Events Conference on Foundations and Advances of Machine Learning in Official Statistics, 3rd to 5th April, 2024

Session 3.3 Methology I

Challenges in constructing confidence intervals around point estimates for resampling based performance

Sebastian Fischer1, Hannah Schulz-Kümpel1, Roman Hornung* 2

Abstract

When evaluating the performance of ML models, a typical metric is the generalization error, i.e. the expected loss between observation and prediction of a new observed data point. Accordingly, a variety of point estimates for the generalization error have been proposed and implemented, all based on applying some resampling procedure to the data on which the model is fit. While these point estimates are generally quite useful and unobjectionable given a standard i.i.d. assumption for the data sample, the same does not necessarily hold for the methods that have been proposed to construct confidence intervals around them. Indeed, some such intervals put forward in the literature do not even satisfy the standard definition of a confidence interval.

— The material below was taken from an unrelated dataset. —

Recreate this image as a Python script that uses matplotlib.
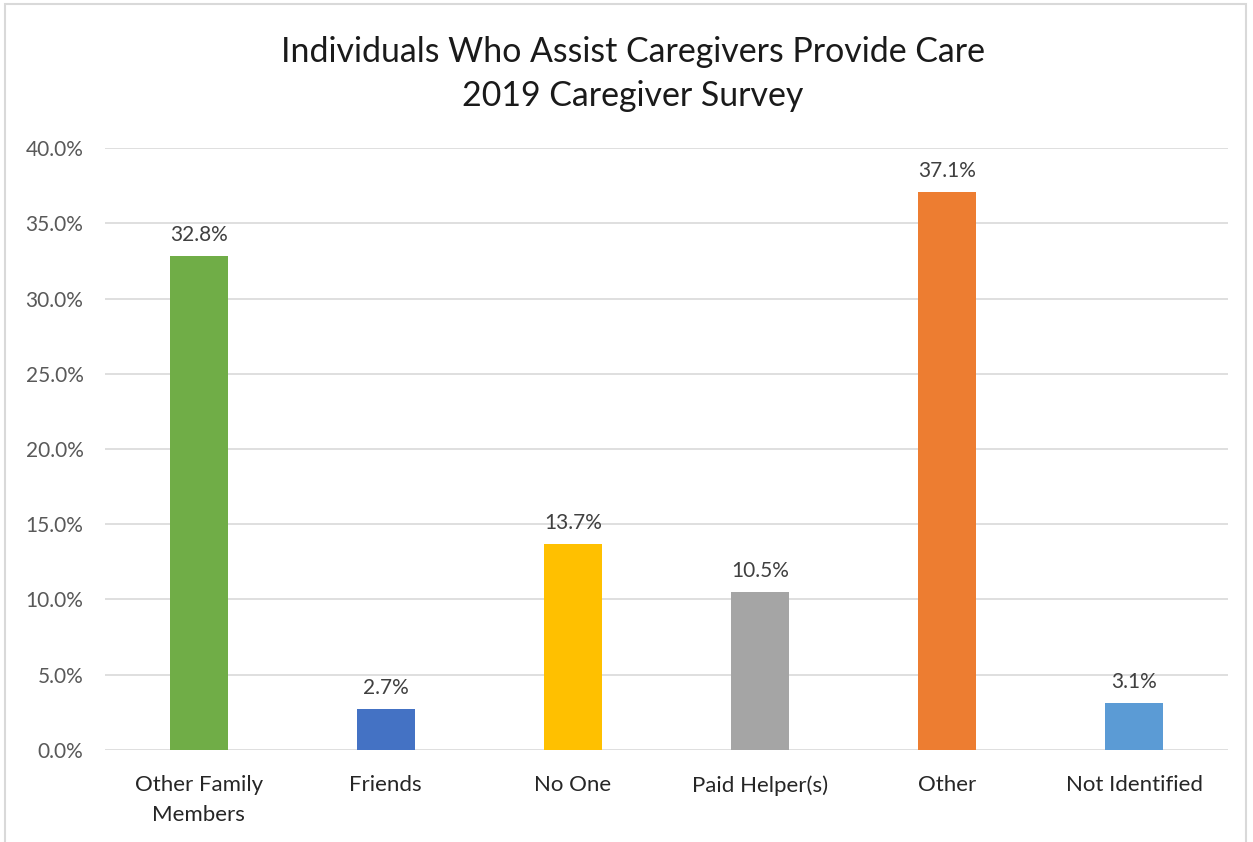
import matplotlib.pyplot as plt
from matplotlib.patches import Rectangle
from matplotlib.ticker import FuncFormatter

# Survey results
categories = ["Other Family\nMembers", "Friends", "No One", "Paid Helper(s)", "Other", "Not Identified"]
values = [32.8, 2.7, 13.7, 10.5, 37.1, 3.1]
colors = ["#70AD47", "#4472C4", "#FFC000", "#A5A5A5", "#ED7D31", "#5B9BD5"]

plt.rcParams['font.family'] = ['Lato', 'DejaVu Sans']

fig = plt.figure(figsize=(12.53, 8.42), dpi=100)
ax = fig.add_axes([0.0838, 0.1093, 0.8962, 0.7149])

x = range(len(categories))
ax.bar(x, values, width=0.31, color=colors, zorder=3)

# data labels
for i, v in enumerate(values):
    ax.annotate(f"{v:.1f}%", (i, v), textcoords="offset points", xytext=(0, 8),
                ha='center', va='bottom', fontsize=15, color='#404040')

ax.set_xlim(-0.5, len(categories) - 0.5)
ax.set_ylim(0, 40)
ax.set_yticks([0, 5, 10, 15, 20, 25, 30, 35, 40])
ax.yaxis.set_major_formatter(FuncFormatter(lambda v, p: f"{v:.1f}%"))
ax.set_xticks(list(x))
ax.set_xticklabels(categories, linespacing=1.6)
ax.grid(axis='y', color='#D9D9D9', linewidth=1.2, zorder=0)
ax.tick_params(axis='y', length=0, labelsize=15, labelcolor='#595959', pad=15.5)
ax.tick_params(axis='x', length=0, labelsize=16, labelcolor='#262626', pad=18)
for s in ax.spines.values():
    s.set_visible(False)

fig.text(0.505, 0.912, "Individuals Who Assist Caregivers Provide Care\n2019 Caregiver Survey",
         ha='center', va='center', fontsize=24.4, color='#1a1a1a', linespacing=1.45)

# chart border
fig.patches.append(Rectangle((5 / 1253, -0.05), 1241 / 1253, 1.05 - 4 / 842,
                             transform=fig.transFigure, fill=False,
                             edgecolor='#D9D9D9', linewidth=1.5))

fig.savefig("out.png", dpi=100)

Having identified some central complexities regarding the conceptual modelling, proof of asymptotic behaviour, and empirical evaluation of point estimates and corresponding "confidence intervals" for the generalization error, chief among them the dependency structures created by applying resampling procedures, we have developed a methodological framework and empirical study design to systematically and extensively compare existing methods in this context. In this talk, we will summarize the methodological complexities that must be understood to make the necessary statistical considerations for an inference setting as complex as that of the generalization error and discuss selected results of the empirical method comparison.